▶ [Goal] Repeat every line of the data exactly, but not the pictures.
____________________
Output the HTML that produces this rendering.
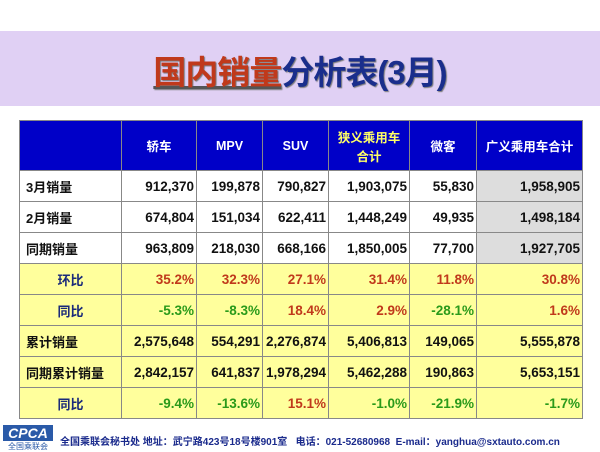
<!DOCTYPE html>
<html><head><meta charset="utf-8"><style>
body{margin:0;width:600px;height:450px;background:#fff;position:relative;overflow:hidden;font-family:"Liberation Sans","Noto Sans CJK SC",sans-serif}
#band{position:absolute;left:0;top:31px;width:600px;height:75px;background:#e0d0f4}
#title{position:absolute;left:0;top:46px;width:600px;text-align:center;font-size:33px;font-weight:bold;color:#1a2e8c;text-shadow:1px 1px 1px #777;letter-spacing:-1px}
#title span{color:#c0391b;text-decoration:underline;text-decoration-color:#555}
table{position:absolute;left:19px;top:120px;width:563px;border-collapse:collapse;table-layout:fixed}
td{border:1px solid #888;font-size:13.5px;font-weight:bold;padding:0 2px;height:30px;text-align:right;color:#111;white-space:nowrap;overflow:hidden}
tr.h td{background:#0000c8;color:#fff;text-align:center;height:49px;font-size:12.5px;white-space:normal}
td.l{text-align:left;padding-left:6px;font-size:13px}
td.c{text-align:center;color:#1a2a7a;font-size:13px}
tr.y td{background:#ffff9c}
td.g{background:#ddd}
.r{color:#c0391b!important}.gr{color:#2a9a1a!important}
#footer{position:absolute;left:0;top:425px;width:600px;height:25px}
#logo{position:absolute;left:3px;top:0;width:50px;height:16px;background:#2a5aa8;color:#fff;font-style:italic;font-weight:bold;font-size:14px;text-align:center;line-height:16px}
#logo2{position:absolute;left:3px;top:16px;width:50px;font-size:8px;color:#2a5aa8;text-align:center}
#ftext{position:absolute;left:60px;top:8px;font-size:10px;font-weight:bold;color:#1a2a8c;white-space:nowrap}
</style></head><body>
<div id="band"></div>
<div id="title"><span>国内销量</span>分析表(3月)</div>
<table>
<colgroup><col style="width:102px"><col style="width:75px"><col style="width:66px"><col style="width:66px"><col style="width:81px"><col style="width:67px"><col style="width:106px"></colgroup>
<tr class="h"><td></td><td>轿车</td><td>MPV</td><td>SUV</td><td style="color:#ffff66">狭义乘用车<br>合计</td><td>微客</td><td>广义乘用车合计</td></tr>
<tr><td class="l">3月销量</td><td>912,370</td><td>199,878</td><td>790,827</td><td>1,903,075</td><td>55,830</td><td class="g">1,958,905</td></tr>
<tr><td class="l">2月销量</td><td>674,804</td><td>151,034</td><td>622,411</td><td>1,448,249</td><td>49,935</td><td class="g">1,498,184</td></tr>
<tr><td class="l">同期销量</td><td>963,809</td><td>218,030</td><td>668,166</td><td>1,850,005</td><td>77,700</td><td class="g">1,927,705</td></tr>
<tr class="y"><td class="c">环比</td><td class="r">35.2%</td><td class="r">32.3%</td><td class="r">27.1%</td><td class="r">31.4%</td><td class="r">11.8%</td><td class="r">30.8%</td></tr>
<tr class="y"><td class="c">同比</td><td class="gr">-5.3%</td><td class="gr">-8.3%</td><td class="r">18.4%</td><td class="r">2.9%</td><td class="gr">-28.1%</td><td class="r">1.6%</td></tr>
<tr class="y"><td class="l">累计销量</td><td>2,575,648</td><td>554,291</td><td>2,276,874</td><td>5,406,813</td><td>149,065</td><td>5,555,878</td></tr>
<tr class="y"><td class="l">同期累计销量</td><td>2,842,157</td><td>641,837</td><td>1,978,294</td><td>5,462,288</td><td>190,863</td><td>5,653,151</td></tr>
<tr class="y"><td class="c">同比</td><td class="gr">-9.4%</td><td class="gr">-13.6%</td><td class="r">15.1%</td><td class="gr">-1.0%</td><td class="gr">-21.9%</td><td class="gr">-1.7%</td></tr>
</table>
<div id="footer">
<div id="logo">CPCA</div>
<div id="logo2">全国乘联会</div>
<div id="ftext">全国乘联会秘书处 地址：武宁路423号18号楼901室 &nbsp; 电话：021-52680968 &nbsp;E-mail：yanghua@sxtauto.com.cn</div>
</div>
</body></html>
____________________
▶ [Full solution]
Output the HTML that produces this rendering.
<!DOCTYPE html>
<html><head><meta charset="utf-8"><style>
body{margin:0;width:600px;height:450px;background:#fff;position:relative;overflow:hidden;font-family:"Liberation Sans","Noto Sans CJK SC",sans-serif}
#band{position:absolute;left:0;top:31px;width:600px;height:75px;background:#e0d0f4}
#title{position:absolute;left:0;top:46px;width:600px;text-align:center;font-size:33px;font-weight:bold;color:#1a2e8c;text-shadow:1px 1px 1px #777;letter-spacing:-1px}
#title span{color:#c0391b;text-decoration:underline;text-decoration-color:#555}
table{position:absolute;left:19px;top:120px;width:563px;border-collapse:collapse;table-layout:fixed}
td{border:1px solid #888;font-size:13.5px;font-weight:bold;padding:0 2px;height:30px;text-align:right;color:#111;white-space:nowrap;overflow:hidden}
tr.h td{background:#0000c8;color:#fff;text-align:center;height:49px;font-size:12.5px;white-space:normal}
td.l{text-align:left;padding-left:6px;font-size:13px}
td.c{text-align:center;color:#1a2a7a;font-size:13px}
tr.y td{background:#ffff9c}
td.g{background:#ddd}
.r{color:#c0391b!important}.gr{color:#2a9a1a!important}
#footer{position:absolute;left:0;top:425px;width:600px;height:25px}
#logo{position:absolute;left:3px;top:0;width:50px;height:16px;background:#2a5aa8;color:#fff;font-style:italic;font-weight:bold;font-size:14px;text-align:center;line-height:16px}
#logo2{position:absolute;left:3px;top:16px;width:50px;font-size:8px;color:#2a5aa8;text-align:center}
#ftext{position:absolute;left:60px;top:8px;font-size:10px;font-weight:bold;color:#1a2a8c;white-space:nowrap}
</style></head><body>
<div id="band"></div>
<div id="title"><span>国内销量</span>分析表(3月)</div>
<table>
<colgroup><col style="width:102px"><col style="width:75px"><col style="width:66px"><col style="width:66px"><col style="width:81px"><col style="width:67px"><col style="width:106px"></colgroup>
<tr class="h"><td></td><td>轿车</td><td>MPV</td><td>SUV</td><td style="color:#ffff66">狭义乘用车<br>合计</td><td>微客</td><td>广义乘用车合计</td></tr>
<tr><td class="l">3月销量</td><td>912,370</td><td>199,878</td><td>790,827</td><td>1,903,075</td><td>55,830</td><td class="g">1,958,905</td></tr>
<tr><td class="l">2月销量</td><td>674,804</td><td>151,034</td><td>622,411</td><td>1,448,249</td><td>49,935</td><td class="g">1,498,184</td></tr>
<tr><td class="l">同期销量</td><td>963,809</td><td>218,030</td><td>668,166</td><td>1,850,005</td><td>77,700</td><td class="g">1,927,705</td></tr>
<tr class="y"><td class="c">环比</td><td class="r">35.2%</td><td class="r">32.3%</td><td class="r">27.1%</td><td class="r">31.4%</td><td class="r">11.8%</td><td class="r">30.8%</td></tr>
<tr class="y"><td class="c">同比</td><td class="gr">-5.3%</td><td class="gr">-8.3%</td><td class="r">18.4%</td><td class="r">2.9%</td><td class="gr">-28.1%</td><td class="r">1.6%</td></tr>
<tr class="y"><td class="l">累计销量</td><td>2,575,648</td><td>554,291</td><td>2,276,874</td><td>5,406,813</td><td>149,065</td><td>5,555,878</td></tr>
<tr class="y"><td class="l">同期累计销量</td><td>2,842,157</td><td>641,837</td><td>1,978,294</td><td>5,462,288</td><td>190,863</td><td>5,653,151</td></tr>
<tr class="y"><td class="c">同比</td><td class="gr">-9.4%</td><td class="gr">-13.6%</td><td class="r">15.1%</td><td class="gr">-1.0%</td><td class="gr">-21.9%</td><td class="gr">-1.7%</td></tr>
</table>
<div id="footer">
<div id="logo">CPCA</div>
<div id="logo2">全国乘联会</div>
<div id="ftext">全国乘联会秘书处 地址：武宁路423号18号楼901室 &nbsp; 电话：021-52680968 &nbsp;E-mail：yanghua@sxtauto.com.cn</div>
</div>
</body></html>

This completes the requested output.